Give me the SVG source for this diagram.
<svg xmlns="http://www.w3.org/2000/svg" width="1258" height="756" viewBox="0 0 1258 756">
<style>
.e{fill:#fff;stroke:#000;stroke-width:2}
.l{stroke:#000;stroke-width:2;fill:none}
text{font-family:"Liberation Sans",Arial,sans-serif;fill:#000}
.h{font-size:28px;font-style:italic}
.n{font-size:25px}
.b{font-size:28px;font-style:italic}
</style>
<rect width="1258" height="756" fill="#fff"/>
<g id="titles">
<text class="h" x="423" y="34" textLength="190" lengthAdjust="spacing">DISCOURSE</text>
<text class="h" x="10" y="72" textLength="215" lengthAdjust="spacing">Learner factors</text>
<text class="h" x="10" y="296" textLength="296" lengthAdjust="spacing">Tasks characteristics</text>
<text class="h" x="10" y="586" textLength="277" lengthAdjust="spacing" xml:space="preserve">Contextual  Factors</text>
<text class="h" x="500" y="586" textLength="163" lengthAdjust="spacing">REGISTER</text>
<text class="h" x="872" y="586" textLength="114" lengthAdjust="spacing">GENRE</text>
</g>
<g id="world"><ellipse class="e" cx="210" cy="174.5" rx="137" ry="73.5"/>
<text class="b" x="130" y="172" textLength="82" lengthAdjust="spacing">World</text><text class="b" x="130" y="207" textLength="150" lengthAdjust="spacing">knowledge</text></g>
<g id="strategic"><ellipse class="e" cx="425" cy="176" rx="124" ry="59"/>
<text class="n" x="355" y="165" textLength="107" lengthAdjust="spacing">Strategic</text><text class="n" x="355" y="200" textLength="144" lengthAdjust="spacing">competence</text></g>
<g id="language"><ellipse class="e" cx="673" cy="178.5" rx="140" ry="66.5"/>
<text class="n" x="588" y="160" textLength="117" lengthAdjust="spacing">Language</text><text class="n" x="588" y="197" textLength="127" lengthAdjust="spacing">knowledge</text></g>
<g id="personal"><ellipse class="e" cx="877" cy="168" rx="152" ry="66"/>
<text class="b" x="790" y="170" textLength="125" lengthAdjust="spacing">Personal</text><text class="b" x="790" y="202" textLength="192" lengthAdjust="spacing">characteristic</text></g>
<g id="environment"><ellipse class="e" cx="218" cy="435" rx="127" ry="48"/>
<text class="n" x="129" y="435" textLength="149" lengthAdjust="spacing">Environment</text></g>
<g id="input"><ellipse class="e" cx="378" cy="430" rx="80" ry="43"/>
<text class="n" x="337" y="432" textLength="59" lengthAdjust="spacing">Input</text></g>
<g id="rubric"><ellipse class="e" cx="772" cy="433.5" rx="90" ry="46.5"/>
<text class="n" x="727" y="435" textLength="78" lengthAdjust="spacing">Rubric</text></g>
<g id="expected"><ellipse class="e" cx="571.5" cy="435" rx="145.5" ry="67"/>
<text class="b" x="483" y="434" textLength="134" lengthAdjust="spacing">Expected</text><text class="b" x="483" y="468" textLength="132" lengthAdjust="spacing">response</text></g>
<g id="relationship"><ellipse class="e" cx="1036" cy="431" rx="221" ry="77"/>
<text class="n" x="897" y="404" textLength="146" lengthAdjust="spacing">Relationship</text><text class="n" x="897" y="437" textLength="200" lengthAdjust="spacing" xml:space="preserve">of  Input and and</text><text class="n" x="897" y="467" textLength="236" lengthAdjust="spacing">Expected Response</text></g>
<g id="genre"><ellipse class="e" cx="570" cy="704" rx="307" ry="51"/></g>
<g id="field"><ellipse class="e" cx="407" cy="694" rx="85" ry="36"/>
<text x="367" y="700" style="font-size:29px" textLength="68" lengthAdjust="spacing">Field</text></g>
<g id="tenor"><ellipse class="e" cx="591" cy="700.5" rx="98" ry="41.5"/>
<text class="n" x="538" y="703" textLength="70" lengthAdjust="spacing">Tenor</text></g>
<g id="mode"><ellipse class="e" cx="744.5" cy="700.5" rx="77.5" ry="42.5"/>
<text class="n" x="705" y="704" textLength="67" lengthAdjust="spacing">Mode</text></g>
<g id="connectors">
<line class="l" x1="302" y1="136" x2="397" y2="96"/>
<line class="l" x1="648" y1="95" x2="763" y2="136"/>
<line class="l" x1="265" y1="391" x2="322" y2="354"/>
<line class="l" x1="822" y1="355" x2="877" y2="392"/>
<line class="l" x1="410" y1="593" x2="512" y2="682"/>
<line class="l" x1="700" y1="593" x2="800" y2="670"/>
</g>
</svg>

********************

- SHORT EXERCISE:
Copy out the whole listing exactly as written.

- FINAL ANSWER:
Give me the SVG source for this diagram.
<svg xmlns="http://www.w3.org/2000/svg" width="1258" height="756" viewBox="0 0 1258 756">
<style>
.e{fill:#fff;stroke:#000;stroke-width:2}
.l{stroke:#000;stroke-width:2;fill:none}
text{font-family:"Liberation Sans",Arial,sans-serif;fill:#000}
.h{font-size:28px;font-style:italic}
.n{font-size:25px}
.b{font-size:28px;font-style:italic}
</style>
<rect width="1258" height="756" fill="#fff"/>
<g id="titles">
<text class="h" x="423" y="34" textLength="190" lengthAdjust="spacing">DISCOURSE</text>
<text class="h" x="10" y="72" textLength="215" lengthAdjust="spacing">Learner factors</text>
<text class="h" x="10" y="296" textLength="296" lengthAdjust="spacing">Tasks characteristics</text>
<text class="h" x="10" y="586" textLength="277" lengthAdjust="spacing" xml:space="preserve">Contextual  Factors</text>
<text class="h" x="500" y="586" textLength="163" lengthAdjust="spacing">REGISTER</text>
<text class="h" x="872" y="586" textLength="114" lengthAdjust="spacing">GENRE</text>
</g>
<g id="world"><ellipse class="e" cx="210" cy="174.5" rx="137" ry="73.5"/>
<text class="b" x="130" y="172" textLength="82" lengthAdjust="spacing">World</text><text class="b" x="130" y="207" textLength="150" lengthAdjust="spacing">knowledge</text></g>
<g id="strategic"><ellipse class="e" cx="425" cy="176" rx="124" ry="59"/>
<text class="n" x="355" y="165" textLength="107" lengthAdjust="spacing">Strategic</text><text class="n" x="355" y="200" textLength="144" lengthAdjust="spacing">competence</text></g>
<g id="language"><ellipse class="e" cx="673" cy="178.5" rx="140" ry="66.5"/>
<text class="n" x="588" y="160" textLength="117" lengthAdjust="spacing">Language</text><text class="n" x="588" y="197" textLength="127" lengthAdjust="spacing">knowledge</text></g>
<g id="personal"><ellipse class="e" cx="877" cy="168" rx="152" ry="66"/>
<text class="b" x="790" y="170" textLength="125" lengthAdjust="spacing">Personal</text><text class="b" x="790" y="202" textLength="192" lengthAdjust="spacing">characteristic</text></g>
<g id="environment"><ellipse class="e" cx="218" cy="435" rx="127" ry="48"/>
<text class="n" x="129" y="435" textLength="149" lengthAdjust="spacing">Environment</text></g>
<g id="input"><ellipse class="e" cx="378" cy="430" rx="80" ry="43"/>
<text class="n" x="337" y="432" textLength="59" lengthAdjust="spacing">Input</text></g>
<g id="rubric"><ellipse class="e" cx="772" cy="433.5" rx="90" ry="46.5"/>
<text class="n" x="727" y="435" textLength="78" lengthAdjust="spacing">Rubric</text></g>
<g id="expected"><ellipse class="e" cx="571.5" cy="435" rx="145.5" ry="67"/>
<text class="b" x="483" y="434" textLength="134" lengthAdjust="spacing">Expected</text><text class="b" x="483" y="468" textLength="132" lengthAdjust="spacing">response</text></g>
<g id="relationship"><ellipse class="e" cx="1036" cy="431" rx="221" ry="77"/>
<text class="n" x="897" y="404" textLength="146" lengthAdjust="spacing">Relationship</text><text class="n" x="897" y="437" textLength="200" lengthAdjust="spacing" xml:space="preserve">of  Input and and</text><text class="n" x="897" y="467" textLength="236" lengthAdjust="spacing">Expected Response</text></g>
<g id="genre"><ellipse class="e" cx="570" cy="704" rx="307" ry="51"/></g>
<g id="field"><ellipse class="e" cx="407" cy="694" rx="85" ry="36"/>
<text x="367" y="700" style="font-size:29px" textLength="68" lengthAdjust="spacing">Field</text></g>
<g id="tenor"><ellipse class="e" cx="591" cy="700.5" rx="98" ry="41.5"/>
<text class="n" x="538" y="703" textLength="70" lengthAdjust="spacing">Tenor</text></g>
<g id="mode"><ellipse class="e" cx="744.5" cy="700.5" rx="77.5" ry="42.5"/>
<text class="n" x="705" y="704" textLength="67" lengthAdjust="spacing">Mode</text></g>
<g id="connectors">
<line class="l" x1="302" y1="136" x2="397" y2="96"/>
<line class="l" x1="648" y1="95" x2="763" y2="136"/>
<line class="l" x1="265" y1="391" x2="322" y2="354"/>
<line class="l" x1="822" y1="355" x2="877" y2="392"/>
<line class="l" x1="410" y1="593" x2="512" y2="682"/>
<line class="l" x1="700" y1="593" x2="800" y2="670"/>
</g>
</svg>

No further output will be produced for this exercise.